BERLINER MORGENPOST: Die Sache mit dem Glashaus/ Ein Leitartikel von Diana Zinkler

Irgendwie „durchgerutscht“, einfach „aus dem Auge
verloren“ und „die Information übersehen“ und jetzt natürlich
„zutiefstes Bedauern“. Was sollen sie auch sonst sagen, die
Abgeordneten, deren nicht bezahlte Zweitwohnungssteuer in Berlin nun
bekannt geworden ist? Ihre Kommunikationsstrategie – Fehler
eingestehen, Fehler wiedergutmachen (also Steuerbetrag sofort
nachbezahlen) und hoffen, dass der Wähler die Angelegenheit möglichst
schnell vergisst – ist derart durchsichtig, wie sie unverschämt ist.

Denn einige dieser Abgeordneten haben sich mehrfach öffentlich
über Steuersünder ausgelassen. Grünen-Fraktionschef Anton Hofreiter
überschlug sich im Fall Uli Hoeneß mit den Äußerungen, der
Ex-Präsident des FC Bayern habe „das Gemeinwesen bestohlen“. Die
Geschäftspartner des Vereins beschimpfte Hofreiter, sie pflegten
aufgrund ihrer Hoeneß-Toleranz eine „abstoßende Doppelmoral“. Auch
der Hamburger SPD-Abgeordnete Niels Annen schrieb auf seiner
Homepage: „Steuerbetrug muss mit Entschlossenheit verfolgt und
geahndet werden…“ Und die gesundheitspolitische Sprecherin der
Grünen, Maria Klein-Schmeink, bemühte kürzlich die Phrase, dass
Steuerhinterziehung natürlich kein „Kavaliersdelikt“ sei und forderte
sogar, die Amnestie für reuige Steuersünder abzuschaffen. Andernfalls
drohe Justiz und Politik ein Vertrauensverlust, sagte die
Grünen-Abgeordnete.

Bei soviel Selbstgerechtigkeit fällt einem nur noch das berühmte
Glashaus ein. Auch wenn die Abgeordneten nicht wussten, dass sie im
Glashaus sitzen und es gerade ordentlich mit Steinen befeuern und
ihre Steuerversäumnis wirklich nur ein „Vergessen“ ist, wird mal
wieder klar: Bevor man andere verurteilt, sollte man sich selbst
prüfen. Das würde Vertrauen beim Wähler schaffen. Sich nicht auf
jedes gefundene Fressen wie im Fall Hoeneß stürzen, um mit einer
markigen These Aufmerksamkeit zu erheischen. Abgeordnete sollten in
Steuerfragen eben tatsächlich Vorbilder für die Bürger sein und nicht
vergessen, dass sie von Steuergeldern bezahlt werden. Die es dann
auch gilt rechtmäßig abzuführen. Das ist nur fair.

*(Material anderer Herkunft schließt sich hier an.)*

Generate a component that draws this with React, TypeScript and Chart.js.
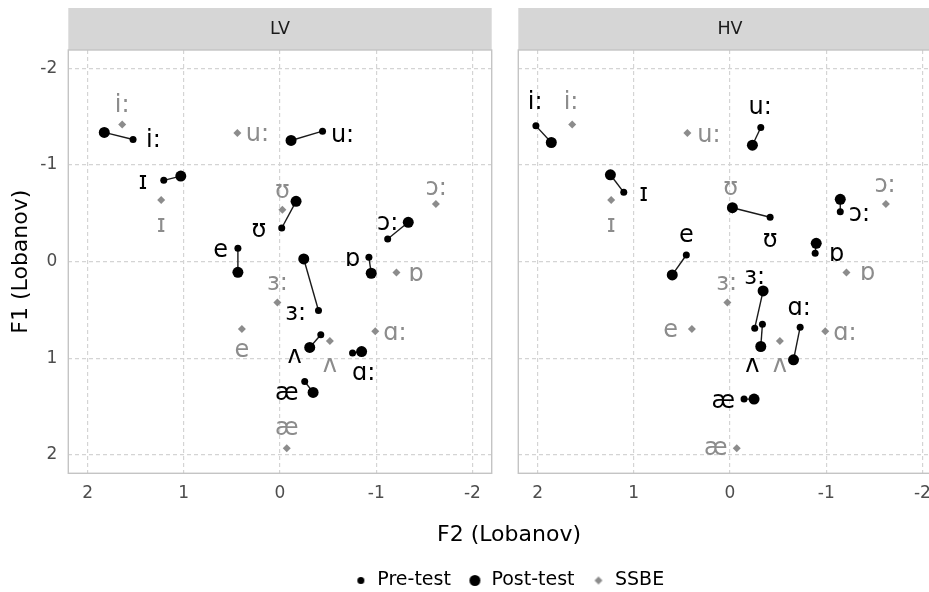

Fast ironisch wirkt es da, dass die Bundesregierung vor ein paar
Tagen ankündigte, die Eintreibung von Steuergeldern zu verschärfen.
Was auch die Strafen für Steuersünder betreffen wird. Und für jeden,
dem jetzt noch zufällig einfällt, in Berlin eine Zweitwohnung zu
haben: Zuständig für diese Steuer ist das Finanzamt Mitte/Tiergarten.
Denn merke: Steuerbetrug ist kein Kavaliersdelikt.